**Task details:**
Write the material out again in full, word for word. Do not include the pictures.

**Raw data:**
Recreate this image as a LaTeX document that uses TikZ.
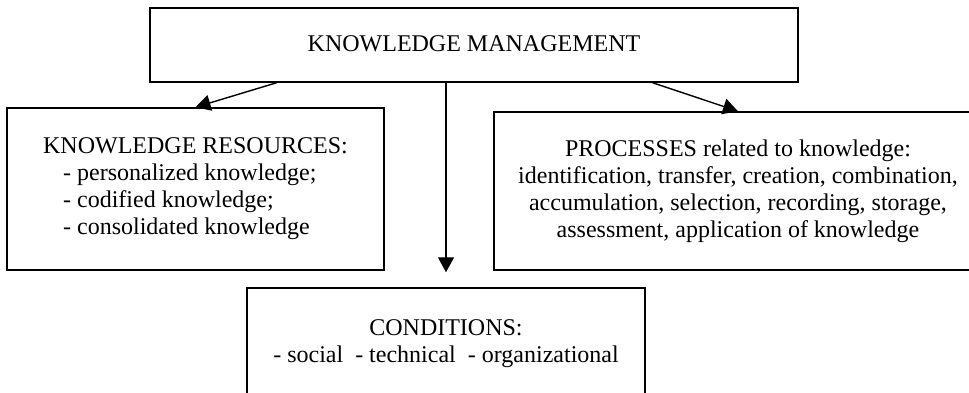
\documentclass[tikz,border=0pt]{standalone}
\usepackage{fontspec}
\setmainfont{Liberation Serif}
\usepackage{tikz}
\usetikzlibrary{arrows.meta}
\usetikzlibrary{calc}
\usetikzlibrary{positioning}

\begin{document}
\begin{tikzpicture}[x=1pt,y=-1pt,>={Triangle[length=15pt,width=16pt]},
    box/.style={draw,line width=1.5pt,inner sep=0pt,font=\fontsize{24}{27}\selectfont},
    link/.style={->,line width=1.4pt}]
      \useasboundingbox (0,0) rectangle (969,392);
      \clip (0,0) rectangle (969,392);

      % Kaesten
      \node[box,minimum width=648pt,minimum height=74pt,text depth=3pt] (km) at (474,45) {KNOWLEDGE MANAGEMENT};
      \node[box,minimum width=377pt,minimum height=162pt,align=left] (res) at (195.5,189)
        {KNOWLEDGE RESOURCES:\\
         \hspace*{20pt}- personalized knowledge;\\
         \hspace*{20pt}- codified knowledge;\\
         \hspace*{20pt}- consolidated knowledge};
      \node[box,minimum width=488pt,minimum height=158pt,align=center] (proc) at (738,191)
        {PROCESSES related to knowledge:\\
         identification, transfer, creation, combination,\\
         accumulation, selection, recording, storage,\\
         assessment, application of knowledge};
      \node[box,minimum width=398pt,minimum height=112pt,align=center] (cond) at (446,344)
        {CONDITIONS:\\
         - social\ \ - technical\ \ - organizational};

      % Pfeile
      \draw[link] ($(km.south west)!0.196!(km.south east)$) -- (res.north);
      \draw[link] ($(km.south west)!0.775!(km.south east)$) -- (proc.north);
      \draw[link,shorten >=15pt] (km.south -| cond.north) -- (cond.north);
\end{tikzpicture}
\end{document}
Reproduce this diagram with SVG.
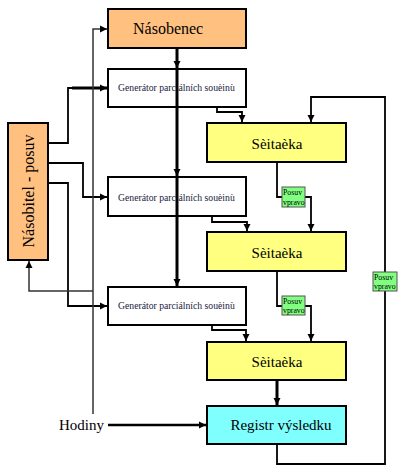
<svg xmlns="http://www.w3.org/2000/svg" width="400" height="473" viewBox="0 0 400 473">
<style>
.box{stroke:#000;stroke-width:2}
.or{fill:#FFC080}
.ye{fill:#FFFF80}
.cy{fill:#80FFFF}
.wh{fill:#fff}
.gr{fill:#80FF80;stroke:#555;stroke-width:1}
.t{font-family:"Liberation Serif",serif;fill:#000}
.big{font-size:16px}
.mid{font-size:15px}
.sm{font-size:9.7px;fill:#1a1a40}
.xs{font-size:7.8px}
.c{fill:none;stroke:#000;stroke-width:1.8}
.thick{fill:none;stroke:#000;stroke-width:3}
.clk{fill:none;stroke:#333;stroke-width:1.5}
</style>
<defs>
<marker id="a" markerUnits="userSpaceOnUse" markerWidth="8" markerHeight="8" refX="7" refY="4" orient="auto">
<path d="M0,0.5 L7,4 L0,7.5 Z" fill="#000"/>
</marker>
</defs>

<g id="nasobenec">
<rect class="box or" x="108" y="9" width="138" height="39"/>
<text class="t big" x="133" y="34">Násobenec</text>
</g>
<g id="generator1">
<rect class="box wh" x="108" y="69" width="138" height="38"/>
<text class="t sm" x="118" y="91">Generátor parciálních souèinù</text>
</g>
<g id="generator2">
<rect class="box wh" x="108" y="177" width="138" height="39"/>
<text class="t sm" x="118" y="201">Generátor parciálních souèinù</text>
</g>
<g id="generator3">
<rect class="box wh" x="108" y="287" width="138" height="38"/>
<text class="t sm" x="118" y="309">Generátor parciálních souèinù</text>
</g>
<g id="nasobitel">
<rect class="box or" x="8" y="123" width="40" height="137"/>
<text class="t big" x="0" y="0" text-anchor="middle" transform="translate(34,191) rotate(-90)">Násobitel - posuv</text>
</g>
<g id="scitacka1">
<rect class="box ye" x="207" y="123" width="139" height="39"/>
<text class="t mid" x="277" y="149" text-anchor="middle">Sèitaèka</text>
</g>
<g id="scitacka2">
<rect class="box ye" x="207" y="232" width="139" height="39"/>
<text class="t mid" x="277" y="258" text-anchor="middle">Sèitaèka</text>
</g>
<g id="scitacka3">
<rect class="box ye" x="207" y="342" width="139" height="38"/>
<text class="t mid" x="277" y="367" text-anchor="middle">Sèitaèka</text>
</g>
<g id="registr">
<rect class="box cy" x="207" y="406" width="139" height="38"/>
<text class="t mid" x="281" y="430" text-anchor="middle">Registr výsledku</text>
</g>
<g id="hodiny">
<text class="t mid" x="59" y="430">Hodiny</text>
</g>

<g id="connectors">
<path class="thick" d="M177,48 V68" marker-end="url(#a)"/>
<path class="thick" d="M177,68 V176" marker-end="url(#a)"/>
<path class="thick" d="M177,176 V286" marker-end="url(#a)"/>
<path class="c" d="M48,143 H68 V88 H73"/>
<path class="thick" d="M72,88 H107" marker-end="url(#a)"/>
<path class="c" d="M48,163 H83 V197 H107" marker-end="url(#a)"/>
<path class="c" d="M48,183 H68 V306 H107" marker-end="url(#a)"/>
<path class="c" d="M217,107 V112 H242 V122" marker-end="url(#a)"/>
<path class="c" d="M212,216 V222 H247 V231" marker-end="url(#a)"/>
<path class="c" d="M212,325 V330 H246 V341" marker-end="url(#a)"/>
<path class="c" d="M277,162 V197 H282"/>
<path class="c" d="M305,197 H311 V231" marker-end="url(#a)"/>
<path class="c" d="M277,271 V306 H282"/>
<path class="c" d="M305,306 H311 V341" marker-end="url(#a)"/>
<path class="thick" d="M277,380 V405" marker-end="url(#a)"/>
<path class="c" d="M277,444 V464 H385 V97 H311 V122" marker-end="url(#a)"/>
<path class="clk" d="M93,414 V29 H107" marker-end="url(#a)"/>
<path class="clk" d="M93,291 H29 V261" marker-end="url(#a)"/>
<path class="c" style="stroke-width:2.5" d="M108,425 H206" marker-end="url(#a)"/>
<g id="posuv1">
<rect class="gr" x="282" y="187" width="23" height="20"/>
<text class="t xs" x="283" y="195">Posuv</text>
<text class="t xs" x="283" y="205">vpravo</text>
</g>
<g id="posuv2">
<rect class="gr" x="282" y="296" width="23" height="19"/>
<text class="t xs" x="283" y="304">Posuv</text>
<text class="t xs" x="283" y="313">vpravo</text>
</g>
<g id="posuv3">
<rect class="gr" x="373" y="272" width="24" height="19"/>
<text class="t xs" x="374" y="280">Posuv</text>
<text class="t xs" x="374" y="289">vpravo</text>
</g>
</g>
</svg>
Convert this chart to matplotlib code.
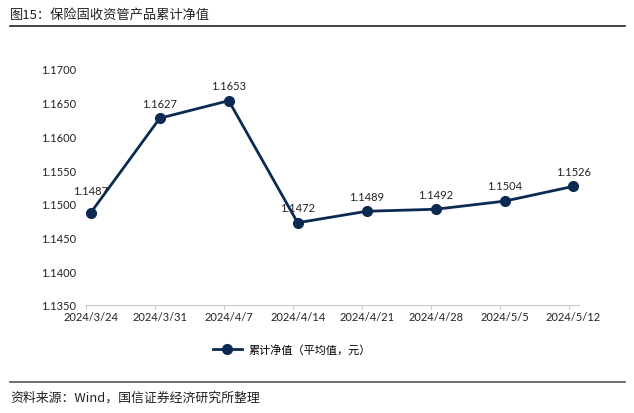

**Task answer:**
Recreate this image as a LaTeX document that uses TikZ.
\documentclass[tikz,border=0pt]{standalone}
\usepackage{fontspec}
\setmainfont{Liberation Serif}
\usepackage{tikz}
\usetikzlibrary{arrows.meta}
\usetikzlibrary{calc}
\usetikzlibrary{positioning}

\begin{document}
\begin{tikzpicture}[x=1pt,y=-1pt,>={Triangle[length=15pt,width=16pt]},
    box/.style={draw,line width=1.5pt,inner sep=0pt,font=\fontsize{24}{27}\selectfont},
    link/.style={->,line width=1.4pt}]
      \useasboundingbox (0,0) rectangle (969,392);
      \clip (0,0) rectangle (969,392);

      % Kaesten
      \node[box,minimum width=648pt,minimum height=74pt,text depth=3pt] (km) at (474,45) {KNOWLEDGE MANAGEMENT};
      \node[box,minimum width=377pt,minimum height=162pt,align=left] (res) at (195.5,189)
        {KNOWLEDGE RESOURCES:\\
         \hspace*{20pt}- personalized knowledge;\\
         \hspace*{20pt}- codified knowledge;\\
         \hspace*{20pt}- consolidated knowledge};
      \node[box,minimum width=488pt,minimum height=158pt,align=center] (proc) at (738,191)
        {PROCESSES related to knowledge:\\
         identification, transfer, creation, combination,\\
         accumulation, selection, recording, storage,\\
         assessment, application of knowledge};
      \node[box,minimum width=398pt,minimum height=112pt,align=center] (cond) at (446,344)
        {CONDITIONS:\\
         - social\ \ - technical\ \ - organizational};

      % Pfeile
      \draw[link] ($(km.south west)!0.196!(km.south east)$) -- (res.north);
      \draw[link] ($(km.south west)!0.775!(km.south east)$) -- (proc.north);
      \draw[link,shorten >=15pt] (km.south -| cond.north) -- (cond.north);
\end{tikzpicture}
\end{document}
Reproduce this diagram with SVG.
<svg xmlns="http://www.w3.org/2000/svg" width="400" height="473" viewBox="0 0 400 473">
<style>
.box{stroke:#000;stroke-width:2}
.or{fill:#FFC080}
.ye{fill:#FFFF80}
.cy{fill:#80FFFF}
.wh{fill:#fff}
.gr{fill:#80FF80;stroke:#555;stroke-width:1}
.t{font-family:"Liberation Serif",serif;fill:#000}
.big{font-size:16px}
.mid{font-size:15px}
.sm{font-size:9.7px;fill:#1a1a40}
.xs{font-size:7.8px}
.c{fill:none;stroke:#000;stroke-width:1.8}
.thick{fill:none;stroke:#000;stroke-width:3}
.clk{fill:none;stroke:#333;stroke-width:1.5}
</style>
<defs>
<marker id="a" markerUnits="userSpaceOnUse" markerWidth="8" markerHeight="8" refX="7" refY="4" orient="auto">
<path d="M0,0.5 L7,4 L0,7.5 Z" fill="#000"/>
</marker>
</defs>

<g id="nasobenec">
<rect class="box or" x="108" y="9" width="138" height="39"/>
<text class="t big" x="133" y="34">Násobenec</text>
</g>
<g id="generator1">
<rect class="box wh" x="108" y="69" width="138" height="38"/>
<text class="t sm" x="118" y="91">Generátor parciálních souèinù</text>
</g>
<g id="generator2">
<rect class="box wh" x="108" y="177" width="138" height="39"/>
<text class="t sm" x="118" y="201">Generátor parciálních souèinù</text>
</g>
<g id="generator3">
<rect class="box wh" x="108" y="287" width="138" height="38"/>
<text class="t sm" x="118" y="309">Generátor parciálních souèinù</text>
</g>
<g id="nasobitel">
<rect class="box or" x="8" y="123" width="40" height="137"/>
<text class="t big" x="0" y="0" text-anchor="middle" transform="translate(34,191) rotate(-90)">Násobitel - posuv</text>
</g>
<g id="scitacka1">
<rect class="box ye" x="207" y="123" width="139" height="39"/>
<text class="t mid" x="277" y="149" text-anchor="middle">Sèitaèka</text>
</g>
<g id="scitacka2">
<rect class="box ye" x="207" y="232" width="139" height="39"/>
<text class="t mid" x="277" y="258" text-anchor="middle">Sèitaèka</text>
</g>
<g id="scitacka3">
<rect class="box ye" x="207" y="342" width="139" height="38"/>
<text class="t mid" x="277" y="367" text-anchor="middle">Sèitaèka</text>
</g>
<g id="registr">
<rect class="box cy" x="207" y="406" width="139" height="38"/>
<text class="t mid" x="281" y="430" text-anchor="middle">Registr výsledku</text>
</g>
<g id="hodiny">
<text class="t mid" x="59" y="430">Hodiny</text>
</g>

<g id="connectors">
<path class="thick" d="M177,48 V68" marker-end="url(#a)"/>
<path class="thick" d="M177,68 V176" marker-end="url(#a)"/>
<path class="thick" d="M177,176 V286" marker-end="url(#a)"/>
<path class="c" d="M48,143 H68 V88 H73"/>
<path class="thick" d="M72,88 H107" marker-end="url(#a)"/>
<path class="c" d="M48,163 H83 V197 H107" marker-end="url(#a)"/>
<path class="c" d="M48,183 H68 V306 H107" marker-end="url(#a)"/>
<path class="c" d="M217,107 V112 H242 V122" marker-end="url(#a)"/>
<path class="c" d="M212,216 V222 H247 V231" marker-end="url(#a)"/>
<path class="c" d="M212,325 V330 H246 V341" marker-end="url(#a)"/>
<path class="c" d="M277,162 V197 H282"/>
<path class="c" d="M305,197 H311 V231" marker-end="url(#a)"/>
<path class="c" d="M277,271 V306 H282"/>
<path class="c" d="M305,306 H311 V341" marker-end="url(#a)"/>
<path class="thick" d="M277,380 V405" marker-end="url(#a)"/>
<path class="c" d="M277,444 V464 H385 V97 H311 V122" marker-end="url(#a)"/>
<path class="clk" d="M93,414 V29 H107" marker-end="url(#a)"/>
<path class="clk" d="M93,291 H29 V261" marker-end="url(#a)"/>
<path class="c" style="stroke-width:2.5" d="M108,425 H206" marker-end="url(#a)"/>
<g id="posuv1">
<rect class="gr" x="282" y="187" width="23" height="20"/>
<text class="t xs" x="283" y="195">Posuv</text>
<text class="t xs" x="283" y="205">vpravo</text>
</g>
<g id="posuv2">
<rect class="gr" x="282" y="296" width="23" height="19"/>
<text class="t xs" x="283" y="304">Posuv</text>
<text class="t xs" x="283" y="313">vpravo</text>
</g>
<g id="posuv3">
<rect class="gr" x="373" y="272" width="24" height="19"/>
<text class="t xs" x="374" y="280">Posuv</text>
<text class="t xs" x="374" y="289">vpravo</text>
</g>
</g>
</svg>
Convert this chart to matplotlib code.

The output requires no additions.